Kudos to Nathan Young for pulling the covers off of ADCOLOR. In 2006 Omnicom and the other holding cos were facing subpoenas from Commissioner Gatling of the Human Rights Comm during AD Week and hearings by the NYC Council. Omnicom did not have a SR Black exec to send to the Council hearing, so they retained a diversity stand-in which led to their hiring Tiffany Warren as Chief Diversity Officer. Assuming that position, rather than researching and recruiting Sr. Black ad professionals, she dived into resurrecting an idea from the 1970's originally created by Gene Jackson, the CEO of National Black Radio. The CEBA Awards became the main feature of Mad Ave's tap dance regarding the recognition of Black Creative talent. So ADCOLOR should be paying royalties to the shareholders of National Black Network which met it's demise at the hands of the "relining" policies and practices which became the hallmark of Mad Ave's marginalization of Black owned media vehicles. So ADColor is not even an original idea but a party to sugarcoat the insidious appropriation of Black culture, talent and style. We get a party while White creatives get reputational currency and shares of Omnicom, WPP et al. So honor to you Nathan Young for being a better man, ADCOLOR should give you the Diversity Award and an office down the hall from Tiffany.

Seatwarmer said...

I'm guessing the high paid diversity consultants at the holding companies got irked?

It's easier to gang up on the one person calling them out for more than a decade of inaction than to actually institute change of any kind, but hey. It's understandable.

Those holding company level heatshields have high salaries to maintain, the employers paying those salaries have a veneer of caring about diversity to uphold, and someone pointing out that Adcolor is all for show and has zero real success stats to back it up is mighty inconvenient for that particularly flimsy house of cards.

Anonymous said...

I’m chiming in here because I’m one of many POC in the ad industry who reached out to ADCOLOR through the years to see how I could get involved, and got radio silence in return because I wasn’t a part of Omnicom.

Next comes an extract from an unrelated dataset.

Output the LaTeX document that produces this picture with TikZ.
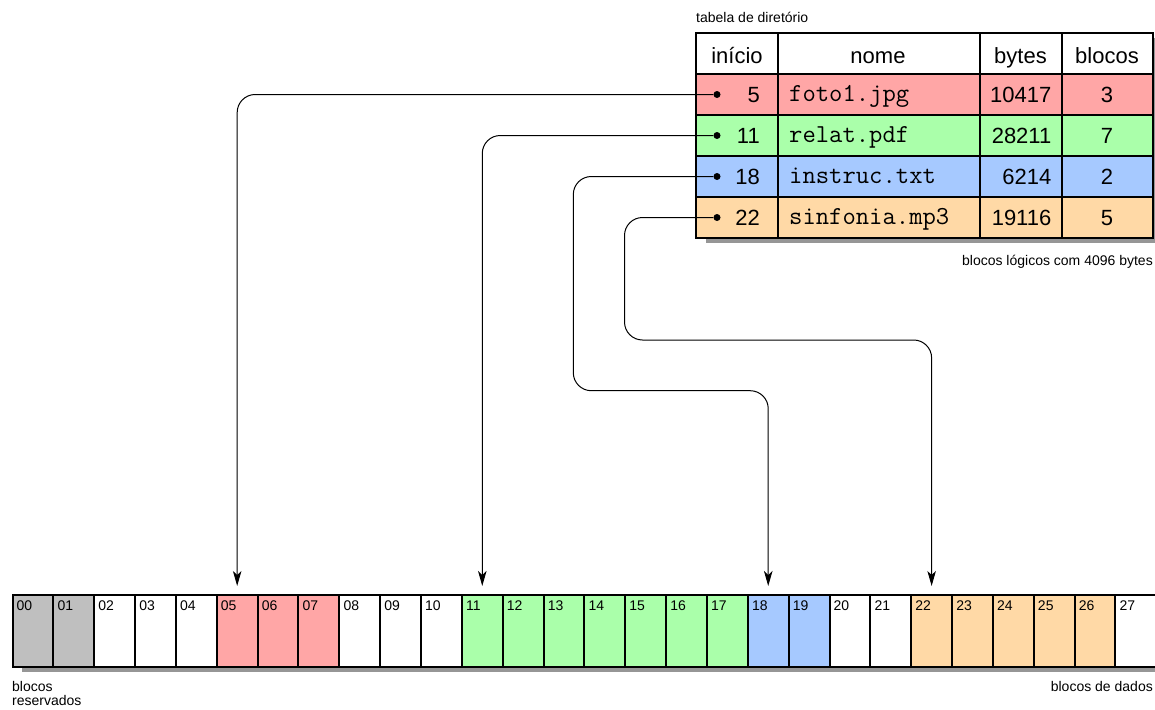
\documentclass[tikz,border=0pt]{standalone}
\usepackage{fontspec}
\setmainfont{Liberation Sans}
\usetikzlibrary{arrows.meta}

\definecolor{arqred}{RGB}{255,166,166}
\definecolor{arqgreen}{RGB}{170,255,170}
\definecolor{arqblue}{RGB}{166,201,255}
\definecolor{arqorange}{RGB}{255,217,166}
\definecolor{arqgray}{RGB}{191,191,191}
\definecolor{arqshadow}{RGB}{150,150,150}

\tikzset{
	cell/.style={draw, line width=2.5pt, minimum height=41pt, inner sep=0pt, outer sep=0pt},
	blk/.style={draw, line width=2pt, minimum width=40.85pt, minimum height=72pt, inner sep=0pt, outer sep=0pt},
	small/.style={font=\fontsize{14}{13.5}\selectfont, inner sep=0pt},
	big/.style={font=\fontsize{22}{26}\selectfont, inner sep=0pt},
	mono/.style={font=\fontsize{25.9}{28}\selectfont\ttfamily, inner sep=0pt},
	dot/.style={circle, fill, inner sep=0pt, minimum size=7pt},
	ptr/.style={->, line width=1pt, rounded corners=18pt, shorten >=9pt},
}

\begin{document}
\begin{tikzpicture}[x=1pt, y=-1pt, >={Stealth[length=15pt, width=8.5pt, inset=4pt]}]
	\useasboundingbox (0,0) rectangle (1155,709);
	% directory table
	\fill[arqshadow] (706,38) rectangle (1165,243);
	\node[cell, fill=white, minimum width=82pt] (h-ini) at (737,53.5) {};
	\node[cell, fill=white, minimum width=202pt] (h-nome) at (879,53.5) {};
	\node[cell, fill=white, minimum width=82pt] (h-bytes) at (1021,53.5) {};
	\node[cell, fill=white, minimum width=91pt] (h-blocos) at (1107.5,53.5) {};
	\node[big, anchor=base] (t-ini) at (737,63.3) {início};
	\node[big, anchor=base] (t-nome) at (878,63.3) {nome};
	\node[big, anchor=base] (t-bytes) at (1020.5,63.3) {bytes};
	\node[big, anchor=base] (t-blocos) at (1107,63.3) {blocos};
	\foreach \r/\ini/\nome/\bytes/\blocos/\cor in {1/5/foto1.jpg/10417/3/arqred, 2/11/relat.pdf/28211/7/arqgreen, 3/18/instruc.txt/6214/2/arqblue, 4/22/sinfonia.mp3/19116/5/arqorange} {
		\pgfmathsetmacro\yc{53.5+41*\r}
		\node[cell, fill=\cor, minimum width=82pt] (ini\r) at (737,\yc) {};
		\node[cell, fill=\cor, minimum width=202pt] (nome\r) at (879,\yc) {};
		\node[cell, fill=\cor, minimum width=82pt] (bytes\r) at (1021,\yc) {};
		\node[cell, fill=\cor, minimum width=91pt] (blocos\r) at (1107.5,\yc) {};
		\node[dot] (d\r) at (717,\yc) {};
		\node[big, anchor=base east] (v-ini\r) at (760,\yc+7.8) {\ini};
		\node[mono, anchor=base west] (v-nome\r) at (789,\yc+7) {\nome};
		\node[big, anchor=base east] (v-bytes\r) at (1051.5,\yc+7.8) {\bytes};
		\node[big, anchor=base] (v-blocos\r) at (1107,\yc+7.8) {\blocos};
	}
	\node[small, anchor=base west] (titulo) at (696,23) {tabela de diretório};
	\node[small, anchor=base east] (nota) at (1153,265) {blocos lógicos com 4096 bytes};
	% disk blocks
	\fill[arqshadow] (22,600) rectangle (1170,672);
	\foreach \k/\cor in {0/arqgray, 1/arqgray, 2/white, 3/white, 4/white, 5/arqred, 6/arqred, 7/arqred, 8/white, 9/white, 10/white, 11/arqgreen, 12/arqgreen, 13/arqgreen, 14/arqgreen, 15/arqgreen, 16/arqgreen, 17/arqgreen, 18/arqblue, 19/arqblue, 20/white, 21/white, 22/arqorange, 23/arqorange, 24/arqorange, 25/arqorange, 26/arqorange, 27/white} {
		\node[blk, fill=\cor] (b\k) at ({12.5+40.85*(\k+0.5)},631) {};
		\node[small, anchor=north west] (n\k) at ([shift={(4,5.5)}]b\k.north west) {\ifnum\k<10 0\fi\k};
	}
	\node[small, anchor=north west, align=left] (reserv) at (12,681.5) {blocos\\reservados};
	\node[small, anchor=base east] (dados) at (1153,691.7) {blocos de dados};
	% pointers
	\coordinate (dobra3) at (573.3,390.7);
	\coordinate (dobra4) at (624.5,340);
	\draw[ptr] (d1) -| (b5.north);
	\draw[ptr] (d2) -| (b11.north);
	\draw[ptr] (d3) -| (dobra3) -| (b18.north);
	\draw[ptr] (d4) -| (dobra4) -| (b22.north);
\end{tikzpicture}
\end{document}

There are a lot of us, all with the same story, which we only started swapping once Nathan started talking.

So from personal experience when I think of ADCOLOR I think of a bunch of diversity pencil pushers from New York parachuting into whatever city they most want to vacation in on Omnicom’s dime, hobnobbing in fancy hotels with celebrities they give awards to just so the can hang out and get pictures with them, then returning to New York to do nothing measurable about diversity except plan next year’s vacation and celebrity photo op.

ADCOLOR could have made some diversity progress a dozen years ago but nope, it was more important to get giggly starstruck photos next to Bill Cosby, and professional tennis players who had zero to do with the advertising industry.

Oh, and get truly racist white admen and women on stage to collect diversity awards they did not earn, but that allowed them to scrub their reputation clean with their ADCOLOR Award Get Out Of Racism Jail Free pass in hand.

Anonymous said...

If you think ADCOLOR really intended to move the needle in favor of diversifying the advertising industry, please take a few minutes from your day and google "Tiffany Warren House New York Times."

From the private hairstylist to the Sunday brunch at the Mandarin Oriental, the article makes clear how little she and her ilk are looking to change anything.